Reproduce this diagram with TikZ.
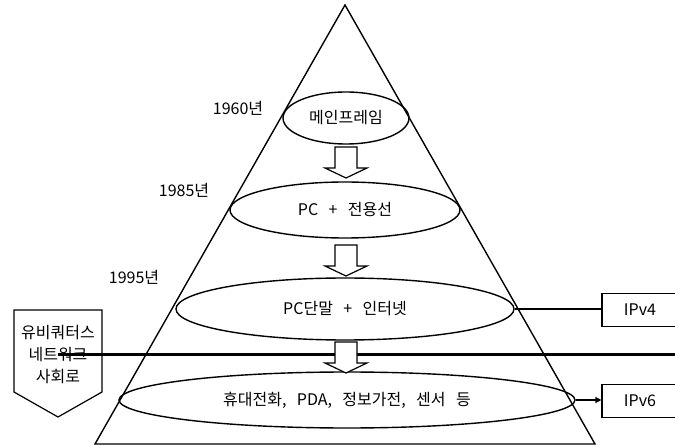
\documentclass[tikz,border=0pt]{standalone}
\usepackage{fontspec}
\setmainfont{Noto Sans CJK KR}
\usetikzlibrary{shapes.geometric,arrows.meta}
\newcommand\kfont{\fontsize{16}{18}\selectfont\spaceskip=0.65em\relax}
\begin{document}
\begin{tikzpicture}[x=1pt,y=-1pt,
  txt/.style={inner sep=0pt, font=\kfont},
  era/.style={draw, ellipse, line width=1.4pt, inner sep=0pt, font=\kfont},
  ipbox/.style={draw, rectangle, line width=1.2pt, minimum width=76pt, minimum height=33pt, inner sep=0pt, font=\kfont},
  blockarrow/.style={draw, fill=white, line width=1.2pt, line join=miter},
  heavy/.style={line width=3pt},
  link/.style={line width=2.4pt}
]
\useasboundingbox (0,0) rectangle (675,446);
\clip (0,0) rectangle (675,446);

% pyramid
\draw[line width=1.4pt, line join=miter] (345,5) -- (595,444) -- (95,444) -- cycle;

% eras
\node[era, minimum width=126pt, minimum height=52pt] (e1) at (346,118) {메인프레임};
\node[era, minimum width=230pt, minimum height=56pt] (e2) at (345,210) {PC + 전용선};
\node[era, minimum width=338pt, minimum height=62pt] (e3) at (345,309) {PC단말 + 인터넷};
\node[era, minimum width=456pt, minimum height=56pt] (e4) at (347,400) {휴대전화, PDA, 정보가전, 센서 등};

% years
\node[txt] (y1) at (238,108) {1960년};
\node[txt] (y2) at (184,190) {1985년};
\node[txt] (y3) at (134,277) {1995년};

% society box
\draw[line width=1.2pt, line join=miter] (14,310) -- (102,310) -- (102,392) -- (58,417) -- (14,392) -- cycle;
\node[txt, align=center, font=\fontsize{16}{22}\selectfont] (soc) at (58,355) {유비쿼터스\\네트워크\\사회로};

% horizontal divider
\coordinate (divL) at (58,355);
\coordinate (divR) at (676,355);
\draw[heavy] (divL) -- (divR);

% block arrows
\foreach \t in {147,245,342}{
  \draw[blockarrow] (335,\t) -- (357,\t) -- (357,\t+21) -- (367,\t+21) -- (346,\t+31) -- (325,\t+21) -- (335,\t+21) -- cycle;
}

% IP boxes
\node[ipbox] (ip4) at (640,310) {IPv4};
\node[ipbox] (ip6) at (640,401) {IPv6};
\draw[link] (e3.east) -- (e3.east -| ip4.west);
\draw[link, -{Triangle[length=6pt,width=6pt]}] (e4.east) -- (e4.east -| ip6.west);
\end{tikzpicture}
\end{document}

- - -

- _Exercise_
The data should be printed again unchanged; leave its pictures out.

- _Response to the exercise_
Reproduce this diagram with TikZ.
\documentclass[tikz,border=0pt]{standalone}
\usepackage{fontspec}
\setmainfont{Noto Sans CJK KR}
\usetikzlibrary{shapes.geometric,arrows.meta}
\newcommand\kfont{\fontsize{16}{18}\selectfont\spaceskip=0.65em\relax}
\begin{document}
\begin{tikzpicture}[x=1pt,y=-1pt,
  txt/.style={inner sep=0pt, font=\kfont},
  era/.style={draw, ellipse, line width=1.4pt, inner sep=0pt, font=\kfont},
  ipbox/.style={draw, rectangle, line width=1.2pt, minimum width=76pt, minimum height=33pt, inner sep=0pt, font=\kfont},
  blockarrow/.style={draw, fill=white, line width=1.2pt, line join=miter},
  heavy/.style={line width=3pt},
  link/.style={line width=2.4pt}
]
\useasboundingbox (0,0) rectangle (675,446);
\clip (0,0) rectangle (675,446);

% pyramid
\draw[line width=1.4pt, line join=miter] (345,5) -- (595,444) -- (95,444) -- cycle;

% eras
\node[era, minimum width=126pt, minimum height=52pt] (e1) at (346,118) {메인프레임};
\node[era, minimum width=230pt, minimum height=56pt] (e2) at (345,210) {PC + 전용선};
\node[era, minimum width=338pt, minimum height=62pt] (e3) at (345,309) {PC단말 + 인터넷};
\node[era, minimum width=456pt, minimum height=56pt] (e4) at (347,400) {휴대전화, PDA, 정보가전, 센서 등};

% years
\node[txt] (y1) at (238,108) {1960년};
\node[txt] (y2) at (184,190) {1985년};
\node[txt] (y3) at (134,277) {1995년};

% society box
\draw[line width=1.2pt, line join=miter] (14,310) -- (102,310) -- (102,392) -- (58,417) -- (14,392) -- cycle;
\node[txt, align=center, font=\fontsize{16}{22}\selectfont] (soc) at (58,355) {유비쿼터스\\네트워크\\사회로};

% horizontal divider
\coordinate (divL) at (58,355);
\coordinate (divR) at (676,355);
\draw[heavy] (divL) -- (divR);

% block arrows
\foreach \t in {147,245,342}{
  \draw[blockarrow] (335,\t) -- (357,\t) -- (357,\t+21) -- (367,\t+21) -- (346,\t+31) -- (325,\t+21) -- (335,\t+21) -- cycle;
}

% IP boxes
\node[ipbox] (ip4) at (640,310) {IPv4};
\node[ipbox] (ip6) at (640,401) {IPv6};
\draw[link] (e3.east) -- (e3.east -| ip4.west);
\draw[link, -{Triangle[length=6pt,width=6pt]}] (e4.east) -- (e4.east -| ip6.west);
\end{tikzpicture}
\end{document}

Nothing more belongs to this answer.